Limitations & Future Work

  • Group definitions rely on manual priors: Group partitioning \(g\) uses dataset-specific high-level categories (e.g., medical question types). Applying it to new domains requires re-designing grouping criteria.
  • Bernoulli independence assumption: The proof for retention optimality assumes claim labels within a document are conditionally independent. In reality, claims often have factual dependencies, which might make the product score slightly optimistic.
  • Ensemble costs: Main experiments use three 70B-class models for scoring, involving significant inference overhead; group-level calibration thresholds may remain conservative when sample sizes are small.
  • Difficulty in verifying β/margin conditions: The convergence rate in Theorem 3 depends on an unknown margin exponent \(\beta\), making the tightness of practical bounds difficult to evaluate.
  • BCI (Mohri & Hashimoto 2024): The pioneering approach using a single global threshold and worst-case scores; MACI directly addresses its conservatism.
  • CCI (Cherian et al. 2024): Conditional conformal inference with adaptive α. It shares similar goals with MACI but differs in the form of guarantees; it is the most direct competitor.

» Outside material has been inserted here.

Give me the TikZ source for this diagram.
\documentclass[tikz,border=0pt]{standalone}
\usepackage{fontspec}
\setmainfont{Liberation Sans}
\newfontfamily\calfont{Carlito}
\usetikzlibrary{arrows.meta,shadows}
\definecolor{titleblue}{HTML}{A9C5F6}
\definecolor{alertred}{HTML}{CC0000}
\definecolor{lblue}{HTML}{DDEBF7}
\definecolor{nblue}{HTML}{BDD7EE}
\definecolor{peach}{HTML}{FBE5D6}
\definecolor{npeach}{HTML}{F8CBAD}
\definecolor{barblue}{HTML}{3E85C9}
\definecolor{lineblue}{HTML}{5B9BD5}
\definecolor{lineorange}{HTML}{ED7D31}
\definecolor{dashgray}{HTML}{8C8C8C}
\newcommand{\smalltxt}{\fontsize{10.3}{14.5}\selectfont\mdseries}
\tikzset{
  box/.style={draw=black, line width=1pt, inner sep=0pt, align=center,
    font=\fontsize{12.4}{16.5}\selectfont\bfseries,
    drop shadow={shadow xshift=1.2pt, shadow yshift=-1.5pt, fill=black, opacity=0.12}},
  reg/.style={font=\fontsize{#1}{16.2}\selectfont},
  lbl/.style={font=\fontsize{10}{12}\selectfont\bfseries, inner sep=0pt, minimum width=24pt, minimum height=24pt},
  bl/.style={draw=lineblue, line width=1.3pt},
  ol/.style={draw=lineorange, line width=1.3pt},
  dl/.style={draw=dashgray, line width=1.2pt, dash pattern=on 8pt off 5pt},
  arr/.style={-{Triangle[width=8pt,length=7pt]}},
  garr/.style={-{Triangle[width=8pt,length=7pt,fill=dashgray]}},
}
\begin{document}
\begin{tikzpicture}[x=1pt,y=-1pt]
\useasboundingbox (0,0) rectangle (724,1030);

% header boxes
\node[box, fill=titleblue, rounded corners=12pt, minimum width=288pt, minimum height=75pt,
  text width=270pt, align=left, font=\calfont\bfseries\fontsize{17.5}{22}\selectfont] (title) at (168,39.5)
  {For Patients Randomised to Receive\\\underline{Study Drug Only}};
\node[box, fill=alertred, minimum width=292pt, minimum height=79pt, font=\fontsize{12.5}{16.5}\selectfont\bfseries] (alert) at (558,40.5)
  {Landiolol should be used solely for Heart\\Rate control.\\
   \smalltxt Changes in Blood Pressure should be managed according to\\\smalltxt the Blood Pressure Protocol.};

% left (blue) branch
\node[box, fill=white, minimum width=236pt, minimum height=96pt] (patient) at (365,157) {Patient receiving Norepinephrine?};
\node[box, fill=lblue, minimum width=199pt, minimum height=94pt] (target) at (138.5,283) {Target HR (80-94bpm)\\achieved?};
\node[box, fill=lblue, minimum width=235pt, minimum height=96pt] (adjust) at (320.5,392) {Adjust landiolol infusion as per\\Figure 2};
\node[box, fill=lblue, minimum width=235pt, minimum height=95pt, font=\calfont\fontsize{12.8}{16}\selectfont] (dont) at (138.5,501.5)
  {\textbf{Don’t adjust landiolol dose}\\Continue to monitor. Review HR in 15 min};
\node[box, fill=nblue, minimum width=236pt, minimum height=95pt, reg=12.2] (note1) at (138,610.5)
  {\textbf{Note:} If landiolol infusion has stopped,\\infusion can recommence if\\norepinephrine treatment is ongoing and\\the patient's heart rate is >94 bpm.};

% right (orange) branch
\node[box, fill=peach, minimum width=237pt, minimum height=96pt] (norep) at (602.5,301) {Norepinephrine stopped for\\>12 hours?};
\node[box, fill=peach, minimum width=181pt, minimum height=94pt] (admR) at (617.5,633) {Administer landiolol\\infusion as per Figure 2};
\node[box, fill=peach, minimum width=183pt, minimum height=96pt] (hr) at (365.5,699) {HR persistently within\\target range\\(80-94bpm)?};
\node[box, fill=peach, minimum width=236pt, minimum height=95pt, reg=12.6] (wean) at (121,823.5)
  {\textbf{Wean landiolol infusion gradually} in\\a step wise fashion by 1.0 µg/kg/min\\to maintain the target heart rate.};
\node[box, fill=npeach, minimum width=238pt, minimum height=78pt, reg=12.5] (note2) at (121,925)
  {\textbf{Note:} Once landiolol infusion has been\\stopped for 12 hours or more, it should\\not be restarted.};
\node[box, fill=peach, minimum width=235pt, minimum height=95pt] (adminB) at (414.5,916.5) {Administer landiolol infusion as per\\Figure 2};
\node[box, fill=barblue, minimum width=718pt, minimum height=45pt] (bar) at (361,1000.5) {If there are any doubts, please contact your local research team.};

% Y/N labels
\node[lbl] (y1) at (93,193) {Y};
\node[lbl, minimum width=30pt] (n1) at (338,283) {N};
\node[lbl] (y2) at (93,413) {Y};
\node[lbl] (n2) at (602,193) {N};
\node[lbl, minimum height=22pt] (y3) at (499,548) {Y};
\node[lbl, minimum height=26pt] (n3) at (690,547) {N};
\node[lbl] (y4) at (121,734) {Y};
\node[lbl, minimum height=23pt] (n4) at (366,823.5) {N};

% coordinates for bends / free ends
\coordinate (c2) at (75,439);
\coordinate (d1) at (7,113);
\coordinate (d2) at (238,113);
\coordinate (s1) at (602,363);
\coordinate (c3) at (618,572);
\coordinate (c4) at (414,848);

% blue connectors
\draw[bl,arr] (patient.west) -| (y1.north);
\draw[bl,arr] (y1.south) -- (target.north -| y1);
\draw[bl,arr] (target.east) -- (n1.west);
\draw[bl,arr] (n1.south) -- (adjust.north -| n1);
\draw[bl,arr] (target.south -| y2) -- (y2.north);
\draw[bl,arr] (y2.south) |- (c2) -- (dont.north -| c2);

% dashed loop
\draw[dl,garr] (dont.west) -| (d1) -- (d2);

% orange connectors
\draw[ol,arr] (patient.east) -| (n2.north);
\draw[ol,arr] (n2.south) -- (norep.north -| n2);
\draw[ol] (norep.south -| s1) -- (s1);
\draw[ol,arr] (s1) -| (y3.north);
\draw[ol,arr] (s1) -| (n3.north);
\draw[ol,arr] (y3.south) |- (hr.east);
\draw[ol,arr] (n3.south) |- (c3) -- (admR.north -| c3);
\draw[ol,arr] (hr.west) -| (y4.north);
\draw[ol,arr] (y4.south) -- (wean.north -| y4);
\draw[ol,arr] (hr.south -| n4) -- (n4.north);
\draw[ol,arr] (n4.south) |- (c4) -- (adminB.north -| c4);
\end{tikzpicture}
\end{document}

  • Multi-calibration / MultiValid CP (Hébert-Johnson 2018; Jung et al. 2023): The theoretical foundation for group-conditional coverage, which typically sacrifices efficiency. MACI attempts to recover retention within this framework.

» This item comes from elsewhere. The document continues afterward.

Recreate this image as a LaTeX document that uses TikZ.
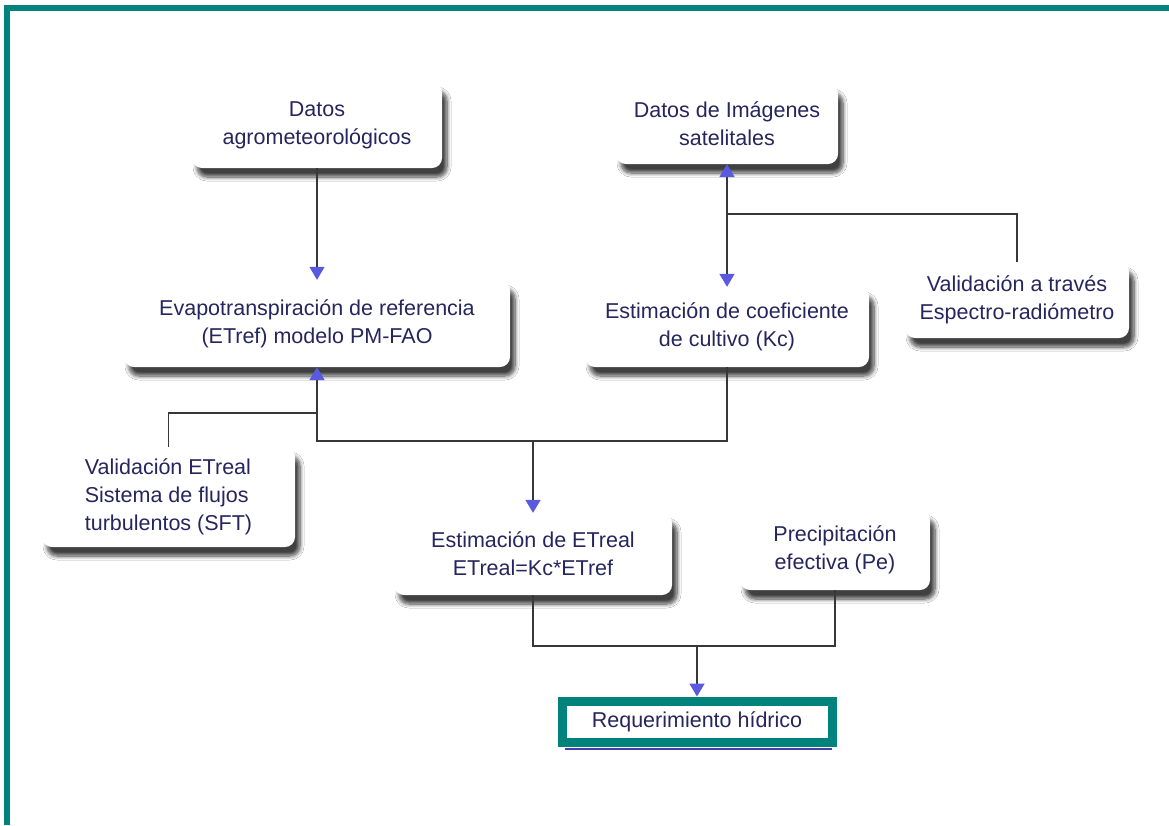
\documentclass[tikz,border=0pt]{standalone}
\usepackage{fontspec}
\setmainfont{Liberation Sans}
\usetikzlibrary{arrows.meta,shadows.blur}
\definecolor{tealframe}{RGB}{0,130,125}
\definecolor{txtblue}{RGB}{38,38,94}
\definecolor{arrblue}{RGB}{90,90,225}
\definecolor{lngray}{RGB}{55,55,55}
\definecolor{lineblue}{RGB}{70,60,170}
\begin{document}
\begin{tikzpicture}[x=1pt,y=-1pt,
  box/.style={rounded corners=10pt, fill=white, align=center, text=txtblue,
    font=\fontsize{21.5}{28}\selectfont, inner sep=0pt,
    blur shadow={shadow xshift=5pt, shadow yshift=-9pt, shadow blur radius=4pt, shadow opacity=75, shadow blur steps=8}},
  conn/.style={draw=lngray, line width=1.8pt},
  arr/.style={conn, -{Triangle[width=15pt,length=13pt,color=arrblue]}},
  finalbox/.style={draw=tealframe, line width=9pt, fill=white, text=txtblue,
    font=\fontsize{21.5}{28}\selectfont, inner sep=0pt}
]
\useasboundingbox (0,0) rectangle (1169,825);
\fill[white] (0,0) rectangle (1169,825);
% outer teal frame (top and left)
\fill[tealframe] (4,5) rectangle (1169,11);
\fill[tealframe] (4,5) rectangle (10,825);

% boxes
\node[box, minimum width=250pt, minimum height=86pt] (agro) at (317,125) {Datos\\agrometeorológicos};
\node[box, minimum width=222pt, minimum height=80pt] (sat) at (727,124) {Datos de Imágenes\\satelitales};
\node[box, minimum width=386pt, minimum height=87pt] (evapo) at (317,323.5) {Evapotranspiración de referencia\\(ETref) modelo PM-FAO};
\node[box, minimum width=284pt, minimum height=80pt] (coef) at (727,327) {Estimación de coeficiente\\de cultivo (Kc)};
\node[box, minimum width=224pt, minimum height=76pt] (valid2) at (1017,300) {Validación a través\\Espectro-radiómetro};
\node[box, align=left, minimum width=253pt, minimum height=100pt] (validET) at (168.5,497) {Validación ETreal\\Sistema de flujos\\turbulentos (SFT)};
\node[box, minimum width=278pt, minimum height=82pt] (estET) at (533,554) {Estimación de ETreal\\ETreal=Kc*ETref};
\node[box, minimum width=190pt, minimum height=80pt] (precip) at (835,550) {Precipitación\\efectiva (Pe)};
\draw[lineblue, line width=2pt] ([xshift=3pt,yshift=-2.5pt]697-135,746.5) -- (832,749);
\node[finalbox, minimum width=270pt, minimum height=41pt] (req) at (697,721.5) {Requerimiento hídrico};

% junctions
\coordinate (j1) at (727,214);
\coordinate (jA) at (317,413);
\coordinate (jB) at (317,441);
\coordinate (jC) at (533,441);
\coordinate (jE) at (697,646);
\coordinate (jF) at (835,646);

% connectors
\draw[arr] (agro) -- (evapo);
\draw[arr] (j1) -- (sat.south);
\draw[arr] (j1) -- (coef.north);
\draw[conn] (j1) -| (valid2.north);
\draw[arr] (coef.south) |- (jB) -- (evapo.south);
\draw[conn] (jA) -| (validET.north);
\draw[arr] (jC) -- (estET.north);
\draw[conn] (estET.south) |- (jF) -- (precip.south);
\draw[arr] (jE) -- (req.north);
\end{tikzpicture}
\end{document}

  • Insight: In the presence of conflicting constraints like "distribution-free guarantees vs. information retention," a valuable methodology is to derive the oracle optimal solution first and then use theory (quantifying the impact of estimation error) to align engineering improvements (ensembles, smarter score aggregation) with statistical objectives.

Rating

  • Novelty: ⭐⭐⭐⭐ The multiplicative filtering framework + first retention rate theory for CI + multi-LLM ensemble motivation form a cohesive and theoretically grounded new approach.

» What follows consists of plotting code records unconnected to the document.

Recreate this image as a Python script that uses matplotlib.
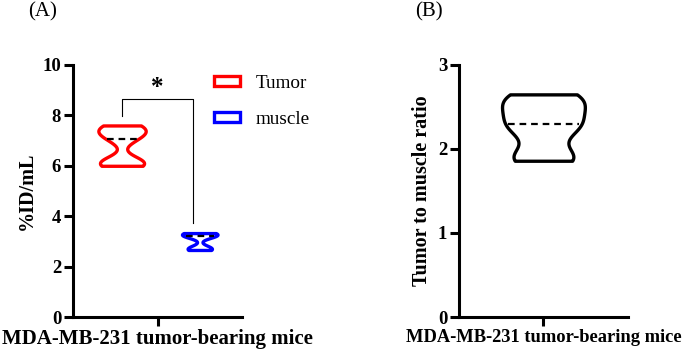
import numpy as np
import matplotlib
matplotlib.use("Agg")
import matplotlib.pyplot as plt
from matplotlib.patches import Rectangle

plt.rcParams['font.family'] = ['Liberation Serif', 'DejaVu Serif']

# ---- data ----
groups = ["Tumor", "muscle"]
tumor_vals = [6.0, 6.1, 6.2, 7.06, 7.3, 7.45, 7.6]
muscle_vals = [2.66, 2.75, 3.2, 3.28, 3.33]
ratio_vals = [1.86, 1.92, 2.22, 2.30, 2.45, 2.58, 2.65]
yticks_a = [0, 2, 4, 6, 8, 10]
yticks_b = [0, 1, 2, 3]
xlabel = "MDA-MB-231 tumor-bearing mice"
ylabel_a = "%ID/mL"
ylabel_b = "Tumor to muscle ratio"
sig_label = "*"

colors = ["#ff0000", "#0000ff"]

fig = plt.figure(figsize=(6.85, 3.55), dpi=100)
axA = fig.add_axes([0.1066, 0.107, 0.2467, 0.710])
axB = fig.add_axes([0.670, 0.107, 0.2467, 0.710])


def style_axis(ax, ylim, yticks, xfs):
    ax.set_xlim(0, 1)
    ax.set_ylim(*ylim)
    ax.set_yticks(yticks)
    ax.set_xticks([0.5])
    ax.set_xticklabels([""])
    for s in ["top", "right"]:
        ax.spines[s].set_visible(False)
    for s in ["left", "bottom"]:
        ax.spines[s].set_linewidth(2.2)
    ax.tick_params(axis="both", width=2.2, length=6.5, direction="out",
                   labelsize=13.5, pad=2)
    for lab in ax.get_yticklabels():
        lab.set_fontweight("bold")
    ax.set_xlabel(xlabel, fontsize=xfs, fontweight="bold", labelpad=0)


def draw_violin(ax, vals, pos, width, color, bw):
    vp = ax.violinplot([vals], positions=[pos], widths=width, showextrema=False,
                       showmedians=False, bw_method=bw)
    body = vp["bodies"][0]
    body.set_facecolor("white")
    body.set_edgecolor(color)
    body.set_linewidth(2.4)
    body.set_alpha(1)
    # median dashed line spanning the body at that height
    verts = body.get_paths()[0].vertices
    med = np.median(vals)
    right = verts[verts[:, 0] >= pos]
    order = np.argsort(right[:, 1])
    hw = np.interp(med, right[order, 1], right[order, 0] - pos)
    ax.plot([pos - hw * 0.92, pos + hw * 0.92], [med, med], color="black",
            linestyle=(0, (3, 2.2)), linewidth=1.6)


style_axis(axA, (0, 10), yticks_a, 15)
axA.set_ylabel(ylabel_a, fontsize=14.5, fontweight="bold", labelpad=4)
draw_violin(axA, tumor_vals, 0.29, 0.28, colors[0], 0.37)
draw_violin(axA, muscle_vals, 0.75, 0.21, colors[1], 0.38)

# significance bracket
xl, xr = 0.29, 0.71
ytop = 8.65
axA.plot([xl, xl, xr, xr], [max(tumor_vals) + 0.38, ytop, ytop, max(muscle_vals) + 0.4],
         color="black", linewidth=0.8)
axA.text((xl + xr) / 2, ytop, sig_label, ha="center", va="bottom",
         fontsize=18, fontweight="bold")

# legend
handles = [Rectangle((0, 0), 1, 1, facecolor="white", edgecolor=c, linewidth=2.4)
           for c in colors]
leg = axA.legend(handles, groups, loc="upper left", bbox_to_anchor=(0.73, 1.03),
                 frameon=False, fontsize=13.8, handlelength=1.35, handleheight=0.45,
                 labelspacing=1.0, handletextpad=0.85)
leg.set_clip_on(False)

style_axis(axB, (0, 3), yticks_b, 13.3)
axB.set_ylabel(ylabel_b, fontsize=14.5, fontweight="bold", labelpad=4)
draw_violin(axB, ratio_vals, 0.5, 0.49, "black", 0.45)

fig.text(28 / 685, 1 - 12 / 355, "(A)", fontsize=15, ha="left", va="center")
fig.text(415 / 685, 1 - 12 / 355, "(B)", fontsize=15, ha="left", va="center")

fig.savefig("out.png", dpi=100)
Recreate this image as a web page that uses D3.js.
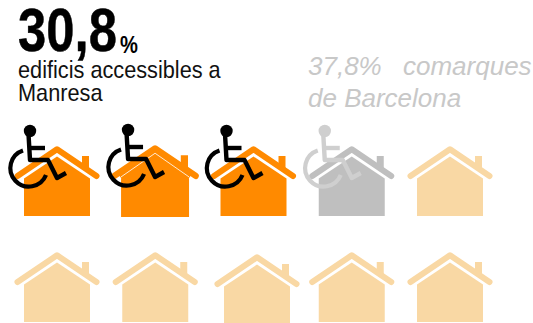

  • Experimental Thoroughness: ⭐⭐⭐⭐ Three datasets × multiple group partitions × three target coverage levels × 30 repetitions, with extensive analysis of variants and covariate shifts in the appendix.
  • Writing Quality: ⭐⭐⭐⭐ Clear logical progression from oracle rules to practical methods; theorems correspond directly to design choices.
  • Value: ⭐⭐⭐⭐ Provides a practical filter that balances coverage and retention under fixed α for high-risk scenarios; highly valuable for real-world deployment.